Reserve one fourth cup of peas for garnishing; cook remainder of peas, onion, bay leaf and parsley in stock ten minutes; mash through a sieve. Make a white sauce of butter, flour and milk; combine mixtures, cook five minutes, add peas, and serve with sippets of bread.
Simmer beef, veal and fowl in water four hours; add vegetables, salt, and herbs tied in a bag; cook slowly one hour. Strain, cool, remove fat and serve.
Consommé is the foundation for all clear soups, each soup taking its name from the garnishing which is used.
Cook barley in boiling water until tender; add salt, reheat in consommé and serve.
Poach eggs in salted water. Place in a tureen and pour hot consommé over them.
Cook cinnamon in consommé; add claret and hot water. Beat egg yolks; add hot mixture slowly to them. Cut and fold in the beaten whites. Serve immediately.
Cut carrots and turnips in inch straws, add remaining vegetables, and cook in boiling salted water until tender; add consommé, reheat and serve.
Cook spaghetti in boiling salted water; when tender, cut in rings. Cut mushrooms in slices and sauté with spaghetti in melted butter. Heat consommé, add spaghetti and mushrooms, and serve.
Cook rice in boiling salted water until tender; drain, pour over rice six cups boiling water to wash off starch and separate kernels; drain, add hot consommé and serve.
Melt butter, add vegetables and cook until yellow. Cook in boiling water until tender, being careful not to overcook. Drain, add hot consommé, chestnuts and chicken. Season with salt and pepper if necessary.
Cover fowl with cold water, bring to the boiling point, then simmer four hours; add vegetables and seasonings, and simmer one hour. Strain, cool, remove fat, clear and serve.
If all the stock is not needed at once, remove fat from portion required only, as fat prevents the stock from spoiling.
Reheat consommé and add macaroni rings.
Scald milk with onion and bay leaf. Strain; beat egg slightly; add seasonings and milk. Bake in shallow pan until firm. Cool; remove from pan; cut in fancy shapes. Heat consommé, add custard and serve.
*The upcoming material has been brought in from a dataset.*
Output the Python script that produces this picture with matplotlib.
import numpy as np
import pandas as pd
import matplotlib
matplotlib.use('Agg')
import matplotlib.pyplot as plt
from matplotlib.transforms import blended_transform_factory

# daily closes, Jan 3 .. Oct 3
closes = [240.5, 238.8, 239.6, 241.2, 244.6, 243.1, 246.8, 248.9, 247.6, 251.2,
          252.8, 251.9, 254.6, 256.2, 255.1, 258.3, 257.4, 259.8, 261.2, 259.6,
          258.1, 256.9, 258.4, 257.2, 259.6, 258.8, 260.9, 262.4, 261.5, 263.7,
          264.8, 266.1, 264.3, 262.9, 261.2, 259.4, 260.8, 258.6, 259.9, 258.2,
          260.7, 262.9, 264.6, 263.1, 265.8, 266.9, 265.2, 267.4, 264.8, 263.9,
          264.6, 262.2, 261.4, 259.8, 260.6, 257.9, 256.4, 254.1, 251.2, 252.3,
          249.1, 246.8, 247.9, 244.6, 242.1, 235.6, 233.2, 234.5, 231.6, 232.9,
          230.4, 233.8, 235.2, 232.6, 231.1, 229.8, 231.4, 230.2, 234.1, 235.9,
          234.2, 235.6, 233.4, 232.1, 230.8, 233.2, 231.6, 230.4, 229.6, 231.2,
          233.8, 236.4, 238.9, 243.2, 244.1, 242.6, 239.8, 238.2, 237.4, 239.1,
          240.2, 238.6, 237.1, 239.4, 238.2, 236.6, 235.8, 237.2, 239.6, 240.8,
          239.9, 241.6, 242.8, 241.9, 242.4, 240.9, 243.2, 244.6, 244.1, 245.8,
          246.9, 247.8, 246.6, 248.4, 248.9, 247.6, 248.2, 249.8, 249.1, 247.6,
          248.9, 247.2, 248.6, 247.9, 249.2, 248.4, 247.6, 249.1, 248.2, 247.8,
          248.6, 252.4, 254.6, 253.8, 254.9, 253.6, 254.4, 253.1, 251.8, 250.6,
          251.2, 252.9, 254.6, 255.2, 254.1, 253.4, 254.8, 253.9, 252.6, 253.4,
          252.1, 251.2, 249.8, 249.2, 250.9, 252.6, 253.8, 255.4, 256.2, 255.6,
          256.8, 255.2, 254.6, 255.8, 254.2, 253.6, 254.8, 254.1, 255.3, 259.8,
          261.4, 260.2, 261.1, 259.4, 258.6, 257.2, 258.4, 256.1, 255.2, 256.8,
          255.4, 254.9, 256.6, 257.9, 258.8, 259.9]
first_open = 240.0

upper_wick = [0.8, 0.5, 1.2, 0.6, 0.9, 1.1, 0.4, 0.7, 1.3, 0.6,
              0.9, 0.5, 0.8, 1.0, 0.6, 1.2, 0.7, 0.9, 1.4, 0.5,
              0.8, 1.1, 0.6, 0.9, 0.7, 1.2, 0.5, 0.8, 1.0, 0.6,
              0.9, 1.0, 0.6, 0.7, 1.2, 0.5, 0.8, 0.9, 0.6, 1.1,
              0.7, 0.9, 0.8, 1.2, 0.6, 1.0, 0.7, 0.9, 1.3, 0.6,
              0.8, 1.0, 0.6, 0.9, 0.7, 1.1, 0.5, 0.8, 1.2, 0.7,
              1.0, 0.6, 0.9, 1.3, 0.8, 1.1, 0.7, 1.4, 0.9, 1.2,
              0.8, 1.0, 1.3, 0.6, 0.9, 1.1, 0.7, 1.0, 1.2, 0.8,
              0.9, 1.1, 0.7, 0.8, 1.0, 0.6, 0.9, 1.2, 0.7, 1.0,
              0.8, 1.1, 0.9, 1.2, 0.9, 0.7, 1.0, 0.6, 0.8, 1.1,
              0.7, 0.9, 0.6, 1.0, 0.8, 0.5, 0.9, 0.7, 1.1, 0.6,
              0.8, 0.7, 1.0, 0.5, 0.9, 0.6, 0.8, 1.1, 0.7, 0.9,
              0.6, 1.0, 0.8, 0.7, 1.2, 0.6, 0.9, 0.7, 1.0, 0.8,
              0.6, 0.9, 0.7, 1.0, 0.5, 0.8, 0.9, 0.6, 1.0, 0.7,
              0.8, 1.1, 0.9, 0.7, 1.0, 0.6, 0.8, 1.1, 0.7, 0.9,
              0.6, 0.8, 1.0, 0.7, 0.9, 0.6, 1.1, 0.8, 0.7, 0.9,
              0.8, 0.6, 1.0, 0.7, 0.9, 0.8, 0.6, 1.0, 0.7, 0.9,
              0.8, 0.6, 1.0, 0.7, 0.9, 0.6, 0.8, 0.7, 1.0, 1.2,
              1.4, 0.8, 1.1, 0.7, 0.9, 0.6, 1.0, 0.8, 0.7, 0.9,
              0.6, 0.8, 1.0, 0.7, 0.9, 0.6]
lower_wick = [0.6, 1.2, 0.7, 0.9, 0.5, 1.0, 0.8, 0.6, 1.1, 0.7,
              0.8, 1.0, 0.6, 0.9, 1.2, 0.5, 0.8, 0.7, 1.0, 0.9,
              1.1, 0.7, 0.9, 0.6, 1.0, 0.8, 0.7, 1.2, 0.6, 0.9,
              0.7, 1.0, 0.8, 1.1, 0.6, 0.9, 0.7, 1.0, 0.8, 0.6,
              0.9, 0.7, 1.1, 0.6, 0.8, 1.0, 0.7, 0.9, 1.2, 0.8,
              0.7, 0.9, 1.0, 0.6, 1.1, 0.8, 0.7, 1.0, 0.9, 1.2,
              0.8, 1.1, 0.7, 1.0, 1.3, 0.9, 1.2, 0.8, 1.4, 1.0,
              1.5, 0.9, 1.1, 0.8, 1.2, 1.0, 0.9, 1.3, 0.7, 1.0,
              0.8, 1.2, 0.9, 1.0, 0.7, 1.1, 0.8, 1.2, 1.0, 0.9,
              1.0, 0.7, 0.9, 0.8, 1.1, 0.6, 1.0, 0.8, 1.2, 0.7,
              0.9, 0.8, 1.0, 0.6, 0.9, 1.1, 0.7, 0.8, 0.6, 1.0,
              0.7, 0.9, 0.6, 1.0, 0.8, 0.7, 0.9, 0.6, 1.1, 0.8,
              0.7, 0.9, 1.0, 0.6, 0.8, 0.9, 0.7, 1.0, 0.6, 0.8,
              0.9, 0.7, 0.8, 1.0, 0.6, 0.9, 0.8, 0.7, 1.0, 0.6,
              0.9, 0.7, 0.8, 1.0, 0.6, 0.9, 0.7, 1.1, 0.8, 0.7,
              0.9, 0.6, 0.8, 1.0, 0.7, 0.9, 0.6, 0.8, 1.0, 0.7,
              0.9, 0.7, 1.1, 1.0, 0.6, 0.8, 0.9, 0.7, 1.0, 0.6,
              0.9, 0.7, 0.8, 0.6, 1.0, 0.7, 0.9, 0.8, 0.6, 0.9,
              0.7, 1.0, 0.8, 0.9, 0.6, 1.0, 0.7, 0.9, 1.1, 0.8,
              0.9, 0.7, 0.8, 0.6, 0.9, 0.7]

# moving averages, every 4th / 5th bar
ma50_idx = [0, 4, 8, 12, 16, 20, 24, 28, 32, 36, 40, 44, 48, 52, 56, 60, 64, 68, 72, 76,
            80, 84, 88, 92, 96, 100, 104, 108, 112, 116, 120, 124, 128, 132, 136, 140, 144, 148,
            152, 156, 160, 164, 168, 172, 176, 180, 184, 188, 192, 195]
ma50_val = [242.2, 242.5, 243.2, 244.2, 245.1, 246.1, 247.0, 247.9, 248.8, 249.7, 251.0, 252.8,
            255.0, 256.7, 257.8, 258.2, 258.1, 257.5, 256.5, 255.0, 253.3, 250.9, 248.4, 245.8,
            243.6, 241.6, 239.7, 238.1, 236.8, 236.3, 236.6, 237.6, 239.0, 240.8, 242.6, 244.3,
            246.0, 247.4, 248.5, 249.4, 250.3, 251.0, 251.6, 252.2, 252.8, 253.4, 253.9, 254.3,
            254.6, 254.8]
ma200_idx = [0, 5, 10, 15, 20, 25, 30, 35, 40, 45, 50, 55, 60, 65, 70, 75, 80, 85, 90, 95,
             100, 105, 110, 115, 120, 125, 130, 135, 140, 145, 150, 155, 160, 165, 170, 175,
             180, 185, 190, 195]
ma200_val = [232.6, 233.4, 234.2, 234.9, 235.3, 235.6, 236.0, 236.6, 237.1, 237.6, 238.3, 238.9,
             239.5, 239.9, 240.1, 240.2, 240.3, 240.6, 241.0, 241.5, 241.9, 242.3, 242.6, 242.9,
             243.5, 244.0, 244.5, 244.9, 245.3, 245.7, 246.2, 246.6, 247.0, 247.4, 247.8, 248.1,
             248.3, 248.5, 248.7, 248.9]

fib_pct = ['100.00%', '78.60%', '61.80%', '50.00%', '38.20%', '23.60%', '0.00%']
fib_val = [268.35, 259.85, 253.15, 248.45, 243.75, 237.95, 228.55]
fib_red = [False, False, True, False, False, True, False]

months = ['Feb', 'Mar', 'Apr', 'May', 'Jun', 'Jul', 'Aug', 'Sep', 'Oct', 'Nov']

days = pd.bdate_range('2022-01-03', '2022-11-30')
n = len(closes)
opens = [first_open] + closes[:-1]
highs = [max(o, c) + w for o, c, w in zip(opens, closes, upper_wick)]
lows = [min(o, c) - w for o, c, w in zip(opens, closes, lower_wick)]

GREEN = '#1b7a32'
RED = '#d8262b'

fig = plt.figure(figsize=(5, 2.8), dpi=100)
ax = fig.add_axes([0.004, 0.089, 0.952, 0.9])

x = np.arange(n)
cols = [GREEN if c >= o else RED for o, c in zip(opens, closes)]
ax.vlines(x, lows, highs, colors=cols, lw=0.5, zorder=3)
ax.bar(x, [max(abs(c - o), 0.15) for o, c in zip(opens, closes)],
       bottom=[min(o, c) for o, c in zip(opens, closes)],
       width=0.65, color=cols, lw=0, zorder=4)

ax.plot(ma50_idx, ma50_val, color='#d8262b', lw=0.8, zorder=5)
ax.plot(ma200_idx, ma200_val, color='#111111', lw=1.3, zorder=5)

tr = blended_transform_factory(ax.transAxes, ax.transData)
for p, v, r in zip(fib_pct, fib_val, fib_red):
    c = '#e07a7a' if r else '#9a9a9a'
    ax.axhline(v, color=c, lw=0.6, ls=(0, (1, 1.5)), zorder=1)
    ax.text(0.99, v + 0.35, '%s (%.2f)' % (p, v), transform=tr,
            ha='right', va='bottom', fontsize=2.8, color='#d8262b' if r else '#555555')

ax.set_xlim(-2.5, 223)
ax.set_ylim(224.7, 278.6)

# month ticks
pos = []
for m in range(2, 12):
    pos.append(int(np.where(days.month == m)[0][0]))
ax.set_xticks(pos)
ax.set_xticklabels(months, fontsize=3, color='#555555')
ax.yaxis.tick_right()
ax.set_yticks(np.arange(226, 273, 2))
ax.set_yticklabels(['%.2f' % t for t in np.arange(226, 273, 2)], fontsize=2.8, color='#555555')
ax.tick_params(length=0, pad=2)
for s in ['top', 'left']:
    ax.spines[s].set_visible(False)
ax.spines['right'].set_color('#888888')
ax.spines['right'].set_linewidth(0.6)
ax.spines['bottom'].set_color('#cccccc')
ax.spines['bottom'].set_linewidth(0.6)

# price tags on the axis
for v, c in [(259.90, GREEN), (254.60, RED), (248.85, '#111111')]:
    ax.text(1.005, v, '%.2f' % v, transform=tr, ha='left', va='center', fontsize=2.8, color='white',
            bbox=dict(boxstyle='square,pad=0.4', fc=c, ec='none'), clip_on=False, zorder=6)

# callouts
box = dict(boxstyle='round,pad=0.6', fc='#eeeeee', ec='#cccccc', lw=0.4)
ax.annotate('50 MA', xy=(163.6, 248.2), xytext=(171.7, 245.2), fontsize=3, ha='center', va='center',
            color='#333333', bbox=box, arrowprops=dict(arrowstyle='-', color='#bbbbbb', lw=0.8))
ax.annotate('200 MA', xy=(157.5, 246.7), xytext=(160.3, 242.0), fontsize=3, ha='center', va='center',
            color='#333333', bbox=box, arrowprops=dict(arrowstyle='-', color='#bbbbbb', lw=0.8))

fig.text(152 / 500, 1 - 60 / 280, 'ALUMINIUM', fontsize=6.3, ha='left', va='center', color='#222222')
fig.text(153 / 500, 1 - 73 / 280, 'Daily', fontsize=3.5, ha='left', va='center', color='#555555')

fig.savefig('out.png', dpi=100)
Break the knuckle of veal in small pieces; add cut and disjointed fowl and water, allowing one quart to each pound of meat and bone. Cook three hours, keeping below the boiling point. Add remaining ingredients; simmer one hour; strain; cool; use as needed.
Break knuckle in pieces; add chopped veal; cover with water; let stand one hour. Simmer four hours; add vegetables; simmer one hour; add seasonings and strain.
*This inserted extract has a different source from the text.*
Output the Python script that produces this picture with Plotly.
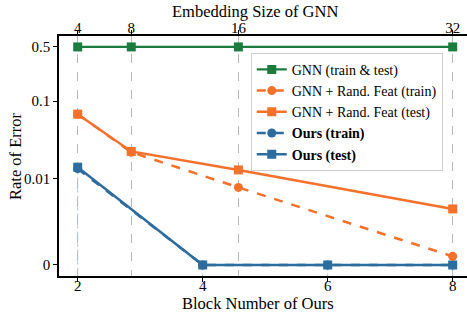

The meat used in this receipt or in White Soup Stock No. 1 may be chopped and used for croquettes, soufflés, veal loaf, or hash, but as it lacks flavor, the dishes must be highly seasoned to be palatable.
Make a white sauce of butter, flour and cream. Add white stock, cooked rice, seasonings; reheat and serve.
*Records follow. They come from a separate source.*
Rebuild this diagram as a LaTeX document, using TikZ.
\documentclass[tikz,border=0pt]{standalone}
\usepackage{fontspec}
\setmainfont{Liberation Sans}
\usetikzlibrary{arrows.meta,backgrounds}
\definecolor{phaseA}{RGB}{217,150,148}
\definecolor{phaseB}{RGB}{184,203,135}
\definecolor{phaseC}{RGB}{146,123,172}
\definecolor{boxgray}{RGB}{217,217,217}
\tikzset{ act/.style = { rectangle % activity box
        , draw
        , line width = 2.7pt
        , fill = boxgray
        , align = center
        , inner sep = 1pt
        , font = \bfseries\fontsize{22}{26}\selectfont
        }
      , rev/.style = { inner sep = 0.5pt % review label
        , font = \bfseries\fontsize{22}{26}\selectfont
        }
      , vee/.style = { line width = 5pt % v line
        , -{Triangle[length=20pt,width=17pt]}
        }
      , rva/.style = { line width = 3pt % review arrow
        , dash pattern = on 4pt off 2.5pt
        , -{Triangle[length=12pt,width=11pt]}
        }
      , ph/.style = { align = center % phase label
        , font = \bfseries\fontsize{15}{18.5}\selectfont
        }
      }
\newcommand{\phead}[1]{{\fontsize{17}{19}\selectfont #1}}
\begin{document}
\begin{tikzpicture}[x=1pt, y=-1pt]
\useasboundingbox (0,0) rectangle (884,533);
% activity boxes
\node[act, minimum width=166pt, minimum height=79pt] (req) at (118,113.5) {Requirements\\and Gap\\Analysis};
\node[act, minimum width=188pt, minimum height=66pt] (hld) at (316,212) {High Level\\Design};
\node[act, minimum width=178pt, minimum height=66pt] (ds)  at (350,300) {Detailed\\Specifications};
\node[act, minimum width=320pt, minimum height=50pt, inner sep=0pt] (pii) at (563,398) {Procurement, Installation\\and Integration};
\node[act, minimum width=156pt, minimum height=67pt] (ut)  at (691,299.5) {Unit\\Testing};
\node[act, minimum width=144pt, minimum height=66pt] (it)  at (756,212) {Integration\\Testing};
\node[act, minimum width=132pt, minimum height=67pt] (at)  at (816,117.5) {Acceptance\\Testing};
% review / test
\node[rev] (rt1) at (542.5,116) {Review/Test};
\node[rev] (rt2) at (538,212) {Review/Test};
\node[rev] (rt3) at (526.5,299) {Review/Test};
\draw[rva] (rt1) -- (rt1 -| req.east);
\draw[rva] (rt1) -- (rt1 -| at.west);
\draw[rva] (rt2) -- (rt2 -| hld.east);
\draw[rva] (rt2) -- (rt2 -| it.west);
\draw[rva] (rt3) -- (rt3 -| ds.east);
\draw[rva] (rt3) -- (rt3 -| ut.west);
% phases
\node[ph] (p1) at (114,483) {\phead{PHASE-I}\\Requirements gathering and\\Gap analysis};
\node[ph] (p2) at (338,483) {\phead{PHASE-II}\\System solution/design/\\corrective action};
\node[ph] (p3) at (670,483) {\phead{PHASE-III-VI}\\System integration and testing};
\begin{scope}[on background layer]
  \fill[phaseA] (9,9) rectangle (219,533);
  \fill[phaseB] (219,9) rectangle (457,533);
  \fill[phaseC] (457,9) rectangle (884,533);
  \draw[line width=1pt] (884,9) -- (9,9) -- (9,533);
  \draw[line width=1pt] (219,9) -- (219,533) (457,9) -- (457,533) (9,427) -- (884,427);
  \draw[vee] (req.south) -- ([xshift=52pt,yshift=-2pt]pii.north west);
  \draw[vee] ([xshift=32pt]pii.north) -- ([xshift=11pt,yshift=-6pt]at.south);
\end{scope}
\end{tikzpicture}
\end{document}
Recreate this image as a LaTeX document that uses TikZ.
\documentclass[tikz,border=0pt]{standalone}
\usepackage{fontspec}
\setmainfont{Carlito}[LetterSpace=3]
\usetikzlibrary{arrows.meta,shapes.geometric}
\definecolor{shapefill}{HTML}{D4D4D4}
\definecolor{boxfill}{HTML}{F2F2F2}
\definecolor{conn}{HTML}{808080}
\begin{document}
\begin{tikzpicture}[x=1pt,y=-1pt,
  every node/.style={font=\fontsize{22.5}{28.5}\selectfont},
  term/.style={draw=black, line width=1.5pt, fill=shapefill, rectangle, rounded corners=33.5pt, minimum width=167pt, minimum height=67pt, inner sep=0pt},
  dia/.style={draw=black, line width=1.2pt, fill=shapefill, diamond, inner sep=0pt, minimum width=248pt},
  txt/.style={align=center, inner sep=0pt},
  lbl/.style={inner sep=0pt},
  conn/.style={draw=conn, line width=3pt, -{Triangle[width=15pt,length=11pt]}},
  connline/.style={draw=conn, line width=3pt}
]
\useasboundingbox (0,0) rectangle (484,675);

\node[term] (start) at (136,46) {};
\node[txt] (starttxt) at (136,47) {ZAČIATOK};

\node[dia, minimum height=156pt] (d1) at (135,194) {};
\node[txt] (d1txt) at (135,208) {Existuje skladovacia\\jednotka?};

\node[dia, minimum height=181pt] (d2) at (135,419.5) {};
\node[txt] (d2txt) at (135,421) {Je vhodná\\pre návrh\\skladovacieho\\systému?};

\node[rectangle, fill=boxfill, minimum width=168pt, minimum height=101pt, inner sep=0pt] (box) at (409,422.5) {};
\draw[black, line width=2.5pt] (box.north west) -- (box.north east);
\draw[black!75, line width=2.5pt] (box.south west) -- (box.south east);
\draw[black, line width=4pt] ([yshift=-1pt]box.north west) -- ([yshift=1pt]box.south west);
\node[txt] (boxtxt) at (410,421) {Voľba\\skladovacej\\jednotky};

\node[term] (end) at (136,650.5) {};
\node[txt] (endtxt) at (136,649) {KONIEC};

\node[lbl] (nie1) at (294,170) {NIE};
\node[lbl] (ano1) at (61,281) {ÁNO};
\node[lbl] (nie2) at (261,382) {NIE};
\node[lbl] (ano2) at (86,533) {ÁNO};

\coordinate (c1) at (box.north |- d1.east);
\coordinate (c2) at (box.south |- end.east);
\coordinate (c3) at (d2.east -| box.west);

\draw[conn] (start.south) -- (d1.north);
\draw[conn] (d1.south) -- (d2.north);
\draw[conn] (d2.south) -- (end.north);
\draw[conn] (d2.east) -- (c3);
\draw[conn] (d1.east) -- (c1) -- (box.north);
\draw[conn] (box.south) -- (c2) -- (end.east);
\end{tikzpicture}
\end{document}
Cook a fowl in cold water to cover; add seasonings, strain, and use for stock.
Chop peanuts in meat chopper. Cook chopped nuts, onion and celery in white stock twenty minutes. Melt butter; add flour, milk and seasonings; cook five minutes. Combine mixtures, strain and serve.
Clean and chop mushrooms; cook in water until tender; press through a sieve. Melt butter; add flour, white stock; cook five minutes; add mushroom mixture, cream and seasonings; reheat, strain and serve.
Cook salt pork in frying pan five minutes; add chicken, and sauté a golden brown. Remove chicken; add onion, garlic, okra cut in slices, and sauté one half hour. Add to chicken and cover with boiling water. Add red pepper, seasonings, and cook slowly until chicken is tender. Melt butter; add flour and cream; cook five minutes; add chicken mixture. Serve garnished with rice.
Melt butter, add chicken, and sauté. Remove chicken; add onion, okra, pepper. Cook ten minutes. Add to chicken and cover with boiling water. When chicken is tender, add oysters and cook until edges curl. Melt butter, add flour, and thicken soup. Serve garnished with rice.
Prepare same as Chicken Gumbo, substituting one quart crab meat for chicken and using the crab liquor.
Melt butter, add vegetables, and cook five minutes. Add remaining ingredients, except lemon, and cook one half hour. Serve garnished with lemon.
Separate the green fat from the rest of the turtle. Cut fat in cubes. Cook turtle and herbs in four cups of stock one half hour. Melt butter; add onion, flour, salt, cayenne and two cups stock; boil five minutes; add turtle mixture; cook five minutes; add fat cubes. Pour into tureen, and garnish with lemon; add sherry. Serve.
Cook terrapin, stock and mace twenty minutes. Melt butter, add flour, cream and egg yolks; combine mixtures, add sherry, and garnish with rice balls.
Cover calf’s head with cold water, add vinegar, vegetables, seasonings, and simmer two hours. Remove one cupful of meat. Simmer two hours longer. Strain; cool; remove fat. Brown butter; add flour, and brown; add brown stock, strained liquor, chopped ham, calf’s head meat, lemon, Madeira and mushrooms. Reheat and serve.
Should it be necessary to keep the soup hot, delay adding wine until serving.
Cut ox-tails at joints, add onion, and sauté in pork fat; add cold water, and simmer four hours; add vegetables and seasonings; simmer one hour. Strain; cool; remove fat. Brown butter; add flour and brown; add strained stock, brown stock and meat cut from bones. Reheat, add Madeira, and serve.